Despite Tuesday's failure to capture radical Palestinian leaders mistakenly thought to be aboard an intercepted Libyan jet, Israel will not hesitate to take similar initiatives against terrorists in the future, Prime Minister Shimon Peres said today.

"If someone tries to impose terrorism on us, we will not hesitate to react on land, sea or in the air," he said in a speech to the World Zionist Federation.

Israel had hoped that several Palestinian terrorists would be aboard the plane, which was flying from Tripoli, Libya, to Damascus when it was intercepted over the Mediterranean by two Israeli warplanes and forced to land in northern Israel.
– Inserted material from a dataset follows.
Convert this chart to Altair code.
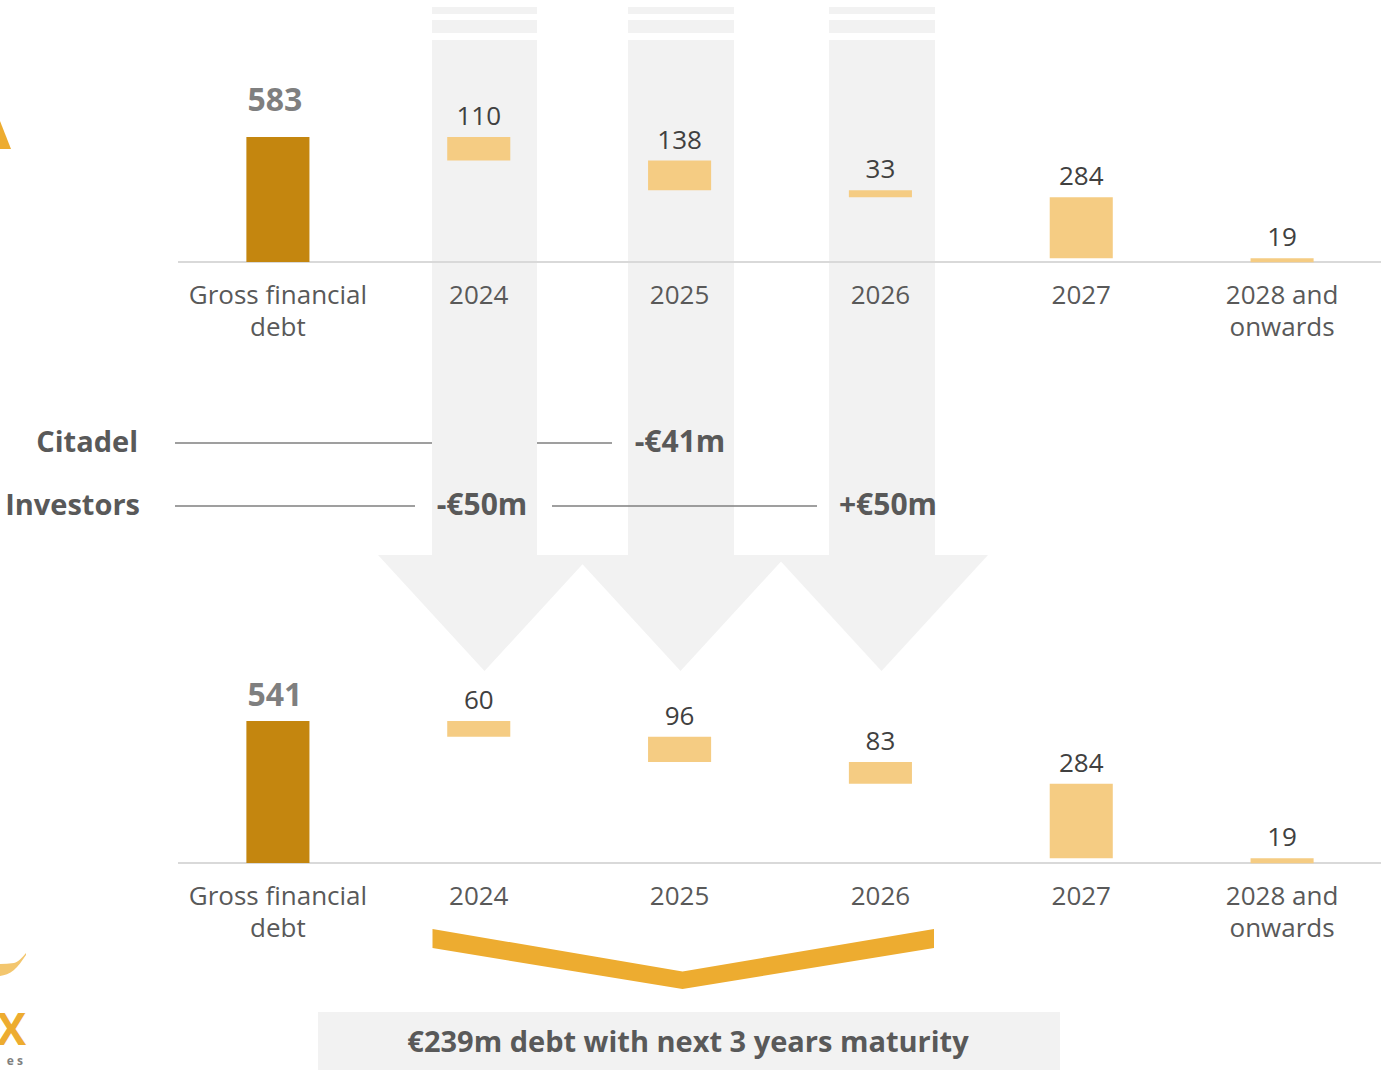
import altair as alt
import pandas as pd

W, H = 1381, 1070
FONT = "Open Sans"

# ---------------- data ----------------
categories = ["Gross financial debt", "2024", "2025", "2026", "2027", "2028 and onwards"]
cat_labels = ["Gross financial\ndebt", "2024", "2025", "2026", "2027", "2028 and\nonwards"]
top_values = [583, 110, 138, 33, 284, 19]
bottom_values = [541, 60, 96, 83, 284, 19]

side_labels = ["Citadel", "Investors"]
side_amounts = [["-€41m"], ["-€50m", "+€50m"]]
summary_text = "€239m debt with next 3 years maturity"

# ---------------- layout (pixels) ----------------
stripe_x0 = [432, 628, 829]
stripe_x1 = [537, 734, 935]
stripe_bands = [(7, 14), (20, 33), (40, 556)]
arrow_tip_x = [484.5, 680.5, 881.5]
arrow_half = 106.5
arrow_base_y, arrow_tip_y = 555, 671

row_y = [443, 506]
row_segments = [[(175, 432), (537, 612)], [(175, 415), (552, 817)]]
amount_x = [[680], [482, 888]]

bracket_x = [432.5, 682.5, 934]
bracket_top = [929, 971.5, 929]
bracket_bot = [948, 989, 948]

box = (318, 1060, 1012, 1075)

DARK = "#C4860F"
LIGHT = "#F5CC83"
GREY_BG = "#F2F2F2"
ORANGE = "#EDAC30"

lx = alt.Scale(domain=[0, W], range=[0, W], nice=False, zero=False)
ly = alt.Scale(domain=[0, H], range=[0, H], nice=False, zero=False)
xcat = alt.Scale(domain=categories, range=[177.5, 1382.5], paddingInner=0.686, paddingOuter=0.343)


def waterfall(values):
    rows = []
    running = values[0]
    for i, (c, lab, v) in enumerate(zip(categories, cat_labels, values)):
        if i == 0:
            start, end, kind = v, 0, "total"
        else:
            start, end, kind = running, running - v, "step"
            running = end
        rows.append(dict(cat=c, catlab=lab, label=str(v), start=start, end=end, kind=kind, zero=0))
    return pd.DataFrame(rows)


def panel(values, yrange, total_dy):
    df = waterfall(values)
    ys = alt.Scale(domain=[0, values[0]], range=yrange, nice=False, zero=False)
    X = alt.X("cat:N", scale=xcat, axis=None, sort=categories)
    base = alt.Chart(df)
    axis_line = alt.Chart(pd.DataFrame({"x": [178], "x2": [W], "y": [0]})).mark_rule(
        stroke="#D9D9D9", strokeWidth=2
    ).encode(
        x=alt.X("x:Q", scale=lx, axis=None), x2="x2:Q",
        y=alt.Y("y:Q", scale=ys, axis=None),
    )
    bars = base.mark_bar().encode(
        x=X,
        y=alt.Y("start:Q", scale=ys, axis=None),
        y2="end:Q",
        color=alt.Color("kind:N", scale=alt.Scale(domain=["total", "step"], range=[DARK, LIGHT]), legend=None),
    )
    vals = base.transform_filter(alt.datum.kind == "step").mark_text(
        font=FONT, fontSize=26, color="#404040", baseline="alphabetic", dy=-12
    ).encode(x=X, y=alt.Y("start:Q", scale=ys, axis=None), text="label:N")
    tot = base.transform_filter(alt.datum.kind == "total").mark_text(
        font=FONT, fontSize=32, fontWeight="bold", color="#7F7F7F", baseline="alphabetic", dy=total_dy, dx=-3
    ).encode(x=X, y=alt.Y("start:Q", scale=ys, axis=None), text="label:N")
    cats = base.mark_text(
        font=FONT, fontSize=26, color="#595959", baseline="top", dy=21, lineBreak="\n", lineHeight=32
    ).encode(x=X, y=alt.Y("zero:Q", scale=ys, axis=None), text="catlab:N")
    return [axis_line, bars, vals, tot, cats]


# ---------------- decorations ----------------
stripes = pd.DataFrame(
    [dict(x=a, x2=b, y=t, y2=bt) for a, b in zip(stripe_x0, stripe_x1) for (t, bt) in stripe_bands]
)
stripe_layer = alt.Chart(stripes).mark_rect(color=GREY_BG).encode(
    x=alt.X("x:Q", scale=lx, axis=None), x2="x2:Q",
    y=alt.Y("y:Q", scale=ly, axis=None), y2="y2:Q",
)

head_layers = []
for tx in arrow_tip_x:
    hd = pd.DataFrame(dict(
        x=[tx - arrow_half, tx, tx + arrow_half],
        y=[arrow_base_y] * 3,
        y2=[arrow_base_y, arrow_tip_y, arrow_base_y],
    ))
    head_layers.append(
        alt.Chart(hd).mark_area(color=GREY_BG, opacity=1).encode(
            x=alt.X("x:Q", scale=lx, axis=None),
            y=alt.Y("y:Q", scale=ly, axis=None, stack=None), y2="y2:Q",
        )
    )

segs = pd.DataFrame(
    [dict(x=a, x2=b, y=row_y[r]) for r in range(2) for (a, b) in row_segments[r]]
)
seg_layer = alt.Chart(segs).mark_rule(stroke="#7F7F7F", strokeWidth=1.5).encode(
    x=alt.X("x:Q", scale=lx, axis=None), x2="x2:Q",
    y=alt.Y("y:Q", scale=ly, axis=None),
)

side_df = pd.DataFrame(dict(x=[138, 140], y=row_y, t=side_labels))
side_layer = alt.Chart(side_df).mark_text(
    font=FONT, fontSize=29, fontWeight="bold", color="#595959", align="right", baseline="middle"
).encode(x=alt.X("x:Q", scale=lx, axis=None), y=alt.Y("y:Q", scale=ly, axis=None), text="t:N")

amt_df = pd.DataFrame(
    [dict(x=amount_x[r][j], y=row_y[r], t=side_amounts[r][j]) for r in range(2) for j in range(len(side_amounts[r]))]
)
amt_layer = alt.Chart(amt_df).mark_text(
    font=FONT, fontSize=30, fontWeight="bold", color="#595959", align="center", baseline="middle"
).encode(x=alt.X("x:Q", scale=lx, axis=None), y=alt.Y("y:Q", scale=ly, axis=None), text="t:N")

bracket_layer = alt.Chart(pd.DataFrame(dict(x=bracket_x, y=bracket_top, y2=bracket_bot))).mark_area(
    color=ORANGE, opacity=1
).encode(x=alt.X("x:Q", scale=lx, axis=None), y=alt.Y("y:Q", scale=ly, axis=None, stack=None), y2="y2:Q")

box_layer = alt.Chart(pd.DataFrame(dict(x=[box[0]], x2=[box[1]], y=[box[2]], y2=[box[3]]))).mark_rect(
    color=GREY_BG
).encode(
    x=alt.X("x:Q", scale=lx, axis=None), x2="x2:Q",
    y=alt.Y("y:Q", scale=ly, axis=None), y2="y2:Q",
)
box_text = alt.Chart(pd.DataFrame(dict(x=[688], y=[1043], t=[summary_text]))).mark_text(
    font=FONT, fontSize=29, fontWeight="bold", color="#595959", align="center", baseline="middle"
).encode(x=alt.X("x:Q", scale=lx, axis=None), y=alt.Y("y:Q", scale=ly, axis=None), text="t:N")

# logo fragments at the left edge
logo_tri = alt.Chart(pd.DataFrame(dict(x=[0, 11], y=[121, 149], y2=[149, 149]))).mark_area(
    color=ORANGE, opacity=1
).encode(x=alt.X("x:Q", scale=lx, axis=None), y=alt.Y("y:Q", scale=ly, axis=None, stack=None), y2="y2:Q")
logo_swoosh = alt.Chart(pd.DataFrame(dict(x=[0, 14, 26], y=[964, 963, 953], y2=[976, 970, 955]))).mark_area(
    color="#F3C66E", opacity=1, interpolate="monotone"
).encode(x=alt.X("x:Q", scale=lx, axis=None), y=alt.Y("y:Q", scale=ly, axis=None, stack=None), y2="y2:Q")
logo_txt = alt.Chart(pd.DataFrame(dict(x=[26, 23], y=[1045, 1065], t=["X", "e s"], s=[44, 12],
                                       c=["#EDAC30", "#808080"]))).mark_text(
    font=FONT, fontWeight="bold", align="right", baseline="alphabetic"
).encode(
    x=alt.X("x:Q", scale=lx, axis=None), y=alt.Y("y:Q", scale=ly, axis=None), text="t:N",
    size=alt.Size("s:Q", scale=None, legend=None), color=alt.Color("c:N", scale=None, legend=None),
)

layers = (
    [stripe_layer] + head_layers + [seg_layer]
    + panel(top_values, [262, 137], -26)
    + panel(bottom_values, [863, 721], -15)
    + [side_layer, amt_layer, bracket_layer, box_layer, box_text, logo_tri, logo_swoosh, logo_txt]
)

chart = (
    alt.layer(*layers)
    .resolve_scale(x="independent", y="independent", color="independent", size="independent")
    .properties(width=W, height=H, autosize=alt.AutoSizeParams(type="none"), padding=0, background="white")
    .configure_view(stroke=None)
)

chart.save("out.html", embed_options={"renderer": "svg", "actions": False})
But the specific target of the operation, Peres told a closed-door parliamentary committee meeting yesterday, was Ahmed Jibril, leader of the Syrian-based Popular Front for the Liberation of Palestine-General Command.

According to defense correspondents in today's Hebrew-language press, three jets had taken off at about the same time Tuesday from Tripoli, where radical Palestinian and Arab groups had held a two-day meeting. While some Palestinian leaders had boarded one of the planes, the reports said, quoting military sources, Israeli intelligence failure had led to the interception of the wrong one. The downed jet was carrying Syrian and Lebanese officials and politicians, who were released with the plane after being held for several hours.

But apparently none of the planes was carrying Jibril, who gave a news conference last night in Tripoli. Jibril threatened retaliation against U.S. and Israeli civilian airliners for the interception.

A spokesman for El Al said the Israeli airline was taking no extra precautions beyond normally strict security measures. He noted that El Al's flight paths are a long way from Libya, and said that the immediate area around Israel was well protected by its Air Force.

Israel's Foreign Ministry has launched an information campaign, through guidelines issued to its diplomatic missions abroad, explaining the rationale behind the failed operation. Noting that intelligence information had indicated that the plane was carrying terrorists who were planning attacks or had been involved in past attacks against Israel, the guidelines indicated that Israel had intended to put the Palestinian captives on trial here.

The decision to intercept the Libyan executive jet apparently was made by Peres and Defense Minister Yitzhak Rabin, without consulting the rest of the Cabinet. Police Minister Haim Bar-Lev said today that the Cabinet often has discussed methods of fighting terrorism, but that the question of handling captured terrorist leaders was not part of those discussions.